** Start of Information supplied **

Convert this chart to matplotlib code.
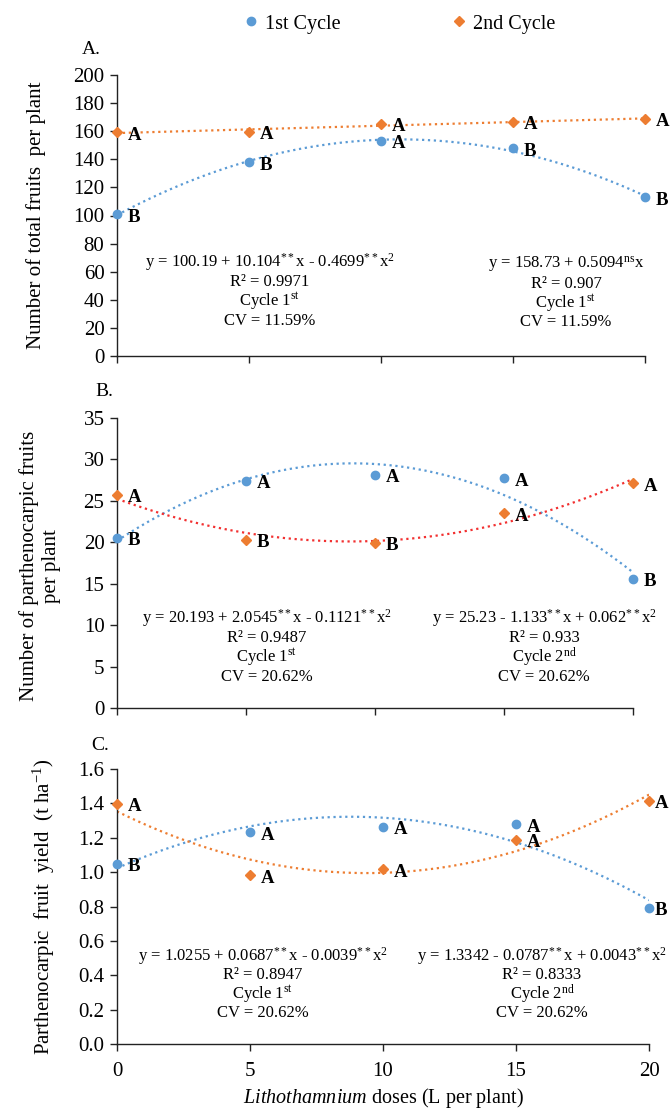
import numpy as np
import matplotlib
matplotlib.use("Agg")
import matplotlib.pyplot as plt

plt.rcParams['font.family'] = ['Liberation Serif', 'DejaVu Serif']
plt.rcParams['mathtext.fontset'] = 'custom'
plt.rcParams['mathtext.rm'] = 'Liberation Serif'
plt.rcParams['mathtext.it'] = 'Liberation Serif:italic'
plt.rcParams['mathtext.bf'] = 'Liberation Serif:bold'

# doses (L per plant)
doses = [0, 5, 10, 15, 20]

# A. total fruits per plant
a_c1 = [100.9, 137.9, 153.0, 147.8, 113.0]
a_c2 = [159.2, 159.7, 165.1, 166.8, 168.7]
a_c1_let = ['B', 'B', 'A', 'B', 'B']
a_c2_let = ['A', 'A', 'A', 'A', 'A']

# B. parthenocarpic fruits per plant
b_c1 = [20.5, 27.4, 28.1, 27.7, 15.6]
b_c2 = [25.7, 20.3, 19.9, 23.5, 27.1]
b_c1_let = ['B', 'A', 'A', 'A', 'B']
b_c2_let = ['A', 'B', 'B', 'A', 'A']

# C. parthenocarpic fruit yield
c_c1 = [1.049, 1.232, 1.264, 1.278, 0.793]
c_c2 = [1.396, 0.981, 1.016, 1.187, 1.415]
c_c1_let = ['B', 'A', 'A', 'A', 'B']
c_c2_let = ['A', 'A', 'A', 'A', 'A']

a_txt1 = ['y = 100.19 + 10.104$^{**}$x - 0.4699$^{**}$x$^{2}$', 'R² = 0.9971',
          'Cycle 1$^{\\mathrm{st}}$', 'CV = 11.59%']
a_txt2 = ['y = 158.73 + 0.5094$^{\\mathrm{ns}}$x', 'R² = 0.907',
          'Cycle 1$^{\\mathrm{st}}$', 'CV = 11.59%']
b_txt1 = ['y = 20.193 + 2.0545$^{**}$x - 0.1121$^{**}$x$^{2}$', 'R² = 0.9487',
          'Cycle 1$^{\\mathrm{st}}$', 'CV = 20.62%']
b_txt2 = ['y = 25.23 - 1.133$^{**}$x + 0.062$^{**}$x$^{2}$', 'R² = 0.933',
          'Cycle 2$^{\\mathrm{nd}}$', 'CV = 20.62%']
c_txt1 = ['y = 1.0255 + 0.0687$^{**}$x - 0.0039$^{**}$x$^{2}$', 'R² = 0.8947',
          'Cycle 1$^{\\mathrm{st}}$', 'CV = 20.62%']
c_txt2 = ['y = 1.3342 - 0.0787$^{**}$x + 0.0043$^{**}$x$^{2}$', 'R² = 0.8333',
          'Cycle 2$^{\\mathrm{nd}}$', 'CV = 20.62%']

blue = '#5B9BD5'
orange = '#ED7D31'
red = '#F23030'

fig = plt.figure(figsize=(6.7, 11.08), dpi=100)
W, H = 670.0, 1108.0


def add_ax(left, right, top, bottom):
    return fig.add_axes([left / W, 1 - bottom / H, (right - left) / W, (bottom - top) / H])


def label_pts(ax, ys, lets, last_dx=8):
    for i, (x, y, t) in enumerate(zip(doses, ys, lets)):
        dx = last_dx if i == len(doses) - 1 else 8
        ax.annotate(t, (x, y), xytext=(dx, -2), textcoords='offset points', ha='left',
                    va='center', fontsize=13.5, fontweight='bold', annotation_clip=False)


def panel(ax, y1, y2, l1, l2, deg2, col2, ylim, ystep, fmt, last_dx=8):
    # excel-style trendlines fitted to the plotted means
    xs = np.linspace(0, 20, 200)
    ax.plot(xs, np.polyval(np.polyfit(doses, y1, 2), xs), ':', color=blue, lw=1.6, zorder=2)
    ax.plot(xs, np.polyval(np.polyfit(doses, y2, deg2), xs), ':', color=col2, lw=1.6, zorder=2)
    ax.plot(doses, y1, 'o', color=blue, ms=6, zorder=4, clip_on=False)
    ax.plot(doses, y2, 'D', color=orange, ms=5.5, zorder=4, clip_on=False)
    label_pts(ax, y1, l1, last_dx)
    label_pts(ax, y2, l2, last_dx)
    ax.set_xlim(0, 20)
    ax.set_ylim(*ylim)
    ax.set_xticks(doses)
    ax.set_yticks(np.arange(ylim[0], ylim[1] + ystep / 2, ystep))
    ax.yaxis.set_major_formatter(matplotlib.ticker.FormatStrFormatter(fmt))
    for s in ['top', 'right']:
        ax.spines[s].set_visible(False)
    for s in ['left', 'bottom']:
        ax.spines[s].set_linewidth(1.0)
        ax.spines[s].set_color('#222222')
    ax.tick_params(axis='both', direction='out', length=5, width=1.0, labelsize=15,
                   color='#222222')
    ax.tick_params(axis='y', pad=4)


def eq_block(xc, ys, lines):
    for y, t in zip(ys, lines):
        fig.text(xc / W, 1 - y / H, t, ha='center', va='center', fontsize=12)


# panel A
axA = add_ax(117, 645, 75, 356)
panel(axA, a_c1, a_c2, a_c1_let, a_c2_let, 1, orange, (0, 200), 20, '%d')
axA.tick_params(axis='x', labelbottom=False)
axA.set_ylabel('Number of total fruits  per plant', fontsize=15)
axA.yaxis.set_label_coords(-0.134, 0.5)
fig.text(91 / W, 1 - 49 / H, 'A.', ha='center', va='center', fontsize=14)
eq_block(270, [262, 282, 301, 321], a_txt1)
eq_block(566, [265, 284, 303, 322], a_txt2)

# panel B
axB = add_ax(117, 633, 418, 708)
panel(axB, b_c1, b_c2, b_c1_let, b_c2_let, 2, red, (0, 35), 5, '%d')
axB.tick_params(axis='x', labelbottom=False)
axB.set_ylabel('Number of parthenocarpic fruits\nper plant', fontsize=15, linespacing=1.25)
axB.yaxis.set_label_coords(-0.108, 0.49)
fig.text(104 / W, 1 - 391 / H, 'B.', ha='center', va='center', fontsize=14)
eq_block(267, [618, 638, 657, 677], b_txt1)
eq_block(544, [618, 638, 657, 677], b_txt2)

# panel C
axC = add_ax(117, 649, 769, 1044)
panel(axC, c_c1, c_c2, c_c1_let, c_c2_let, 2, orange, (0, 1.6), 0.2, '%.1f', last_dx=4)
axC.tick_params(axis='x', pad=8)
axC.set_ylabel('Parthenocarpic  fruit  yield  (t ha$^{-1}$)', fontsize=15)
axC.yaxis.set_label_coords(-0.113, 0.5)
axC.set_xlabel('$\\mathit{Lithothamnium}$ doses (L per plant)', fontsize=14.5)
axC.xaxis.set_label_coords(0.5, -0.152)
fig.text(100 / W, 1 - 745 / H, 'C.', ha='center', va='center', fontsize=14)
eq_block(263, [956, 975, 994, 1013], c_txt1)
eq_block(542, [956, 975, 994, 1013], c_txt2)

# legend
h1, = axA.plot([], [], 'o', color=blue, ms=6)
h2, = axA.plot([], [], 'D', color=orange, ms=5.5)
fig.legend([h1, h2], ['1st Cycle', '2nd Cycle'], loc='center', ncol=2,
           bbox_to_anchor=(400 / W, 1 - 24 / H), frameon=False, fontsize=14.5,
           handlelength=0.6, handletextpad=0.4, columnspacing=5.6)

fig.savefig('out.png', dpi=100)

** End of Information supplied **

* _What you need to do_:
Copy nothing but the lines from the top of the material through the line holding "return fig.add_axes([left /", exactly as written; omit pictures.

* _Response_:
Convert this chart to matplotlib code.
import numpy as np
import matplotlib
matplotlib.use("Agg")
import matplotlib.pyplot as plt

plt.rcParams['font.family'] = ['Liberation Serif', 'DejaVu Serif']
plt.rcParams['mathtext.fontset'] = 'custom'
plt.rcParams['mathtext.rm'] = 'Liberation Serif'
plt.rcParams['mathtext.it'] = 'Liberation Serif:italic'
plt.rcParams['mathtext.bf'] = 'Liberation Serif:bold'

# doses (L per plant)
doses = [0, 5, 10, 15, 20]

# A. total fruits per plant
a_c1 = [100.9, 137.9, 153.0, 147.8, 113.0]
a_c2 = [159.2, 159.7, 165.1, 166.8, 168.7]
a_c1_let = ['B', 'B', 'A', 'B', 'B']
a_c2_let = ['A', 'A', 'A', 'A', 'A']

# B. parthenocarpic fruits per plant
b_c1 = [20.5, 27.4, 28.1, 27.7, 15.6]
b_c2 = [25.7, 20.3, 19.9, 23.5, 27.1]
b_c1_let = ['B', 'A', 'A', 'A', 'B']
b_c2_let = ['A', 'B', 'B', 'A', 'A']

# C. parthenocarpic fruit yield
c_c1 = [1.049, 1.232, 1.264, 1.278, 0.793]
c_c2 = [1.396, 0.981, 1.016, 1.187, 1.415]
c_c1_let = ['B', 'A', 'A', 'A', 'B']
c_c2_let = ['A', 'A', 'A', 'A', 'A']

a_txt1 = ['y = 100.19 + 10.104$^{**}$x - 0.4699$^{**}$x$^{2}$', 'R² = 0.9971',
          'Cycle 1$^{\\mathrm{st}}$', 'CV = 11.59%']
a_txt2 = ['y = 158.73 + 0.5094$^{\\mathrm{ns}}$x', 'R² = 0.907',
          'Cycle 1$^{\\mathrm{st}}$', 'CV = 11.59%']
b_txt1 = ['y = 20.193 + 2.0545$^{**}$x - 0.1121$^{**}$x$^{2}$', 'R² = 0.9487',
          'Cycle 1$^{\\mathrm{st}}$', 'CV = 20.62%']
b_txt2 = ['y = 25.23 - 1.133$^{**}$x + 0.062$^{**}$x$^{2}$', 'R² = 0.933',
          'Cycle 2$^{\\mathrm{nd}}$', 'CV = 20.62%']
c_txt1 = ['y = 1.0255 + 0.0687$^{**}$x - 0.0039$^{**}$x$^{2}$', 'R² = 0.8947',
          'Cycle 1$^{\\mathrm{st}}$', 'CV = 20.62%']
c_txt2 = ['y = 1.3342 - 0.0787$^{**}$x + 0.0043$^{**}$x$^{2}$', 'R² = 0.8333',
          'Cycle 2$^{\\mathrm{nd}}$', 'CV = 20.62%']

blue = '#5B9BD5'
orange = '#ED7D31'
red = '#F23030'

fig = plt.figure(figsize=(6.7, 11.08), dpi=100)
W, H = 670.0, 1108.0


def add_ax(left, right, top, bottom):
    return fig.add_axes([left / W, 1 - bottom / H, (right - left) / W, (bottom - top) / H])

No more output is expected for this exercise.